Le verger de marbre, d’Alex Taylor
La famille Sheetmire, Derna, la mère, Clem, le père, et Beam, le fils de dix-sept ans gère le bac qui permet de traverser la Gasping River, quelque part au fin fond du Kentucky. À l’occasion, Clem ne rechigne pas à dépouiller un ivrogne monté sur son bateau. Ni ça, ni le chômage devenu endémique dans ce coin qui se désertifie ne facilite les affaires. Et quand Beam, une nuit, tue un client un peu trop agressif, tout commence à partir en vrille. Car Beam n’a pas tué n’importe qui. La victime n’est autre que le fils de Loat Duncan, l’homme le plus puissant du comté. Trafiquant, usurier, psychopathe tenant la région dans sa main, Loat, même s’il n’éprouve pas grand-chose pour son fils, a des principes : on ne touche pas aux siens, car c’est remettre son autorité en question. Clem l’a bien compris, qui pousse Beam à fuir à travers bois pour aller au Diable qui est certainement moins dangereux que Loat. Mais, on s’en doute, Duncan n’est pas près de lâcher prise ; d’autant plus qu’il a un autre intérêt vital à mettre la main sur Beam.

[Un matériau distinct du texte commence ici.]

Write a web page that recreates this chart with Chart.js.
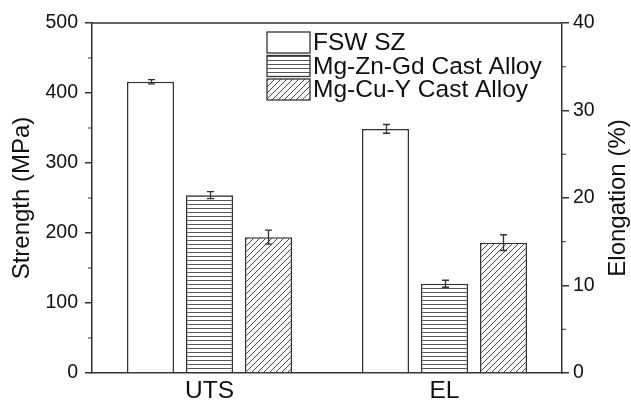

Et là, le lecteur qui aime Daniel Woodrell, William Gay, Chris Offut, ou Frank Bill, pour n’en citer que quelques-uns se dit qu’il a déjà lu cette histoire plusieurs fois. Pour peu qu’il ait été comme moi un peu déçu par quelques-unes des dernières nouveautés estampillées « rural noir » – oui, je pense à Bull Mountain – il y a des chances pour qu’il aborde Le verger de marbre avec circonspection.
Et, de fait, l’entrée en matière du Verger de marbre laisse à penser qu’Alex Taylor ne fait pas forcément dans l’originalité.
Sauf que, une fois le personnage de Beam et la situation initiale mis en place, Taylor ne se contente pas de copier ses estimables confrères. Si les influences sont bien là, l’auteur n’en arrive pas moins à offrir au lecteur un roman original et, pour tout dire, drôlement bien ficelé. D’abord parce que ce roman initiatique met en scène un héros, Beam, qui n’a a priori pas un grand potentiel de séduction. Adolescent à la masse, un peu lâche, pas très malin, il aimante les ennuis et, généralement, ce sont les autres qui pâtissent à sa place. C’est en fait avant tout l’opposition à Loat Duncan, pourriture de classe internationale et candidat à la couronne du plus gros méchant de la littérature de ces dernières années qui finit par susciter chez le lecteur une once de sympathie à l’égard de Beam. C’est aussi certainement le personnage de Derna, formidable femme malmenée par la vie mais droite dans ses bottes et l’amour qu’elle porte à son fils qui finit par faire voir Beam d’une manière plus indulgente.
Autour de ces personnages principaux tourne aussi toute une procession d’hommes et de femmes que Taylor ne néglige pas et auxquels il donne chair avec talent. Le shérif Dunne et Pete Dougherty, partagés entre leur crainte de Loat et la révolte que sa tyrannie inspire, Ella, rugueuse et fragile, Daryl et son désir de vengeance, et ce mystérieux routier qui porte au roman une certaine aura fantastique au point que l’on peut se demander si l’on est face à un roman noir ou à une histoire horrifique.
Car Alex Taylor plante aussi une ambiance particulière dans cette Amérique profonde abandonnée des dieux et dans laquelle, abondante littérature et surenchère dans la violence oblige, on ne sait plus si l’on navigue dans le fantasme, le mythe ou la rude réalité. Si le décor, construit avec rigueur et sens du détail semble en effet ancrer le récit dans une matérialité triviale, l’écriture de Taylor, pas dénuée de poésie et qui se plaît à laisser autour du réel des zones d’ombre, rend tout cela étrangement onirique et mouvant.
Et c’est avec une certaine délectation que l’on se laisse entraîner dans ce Kentucky hors du temps et parfois cauchemardesque à la suite de personnages de tragédie.
Alex Taylor, Le verger de marbre (The Marble Orchard, 2014), Gallmeister, coll. NeoNoir, 2016. Traduit par Anatole Pons. 272 p.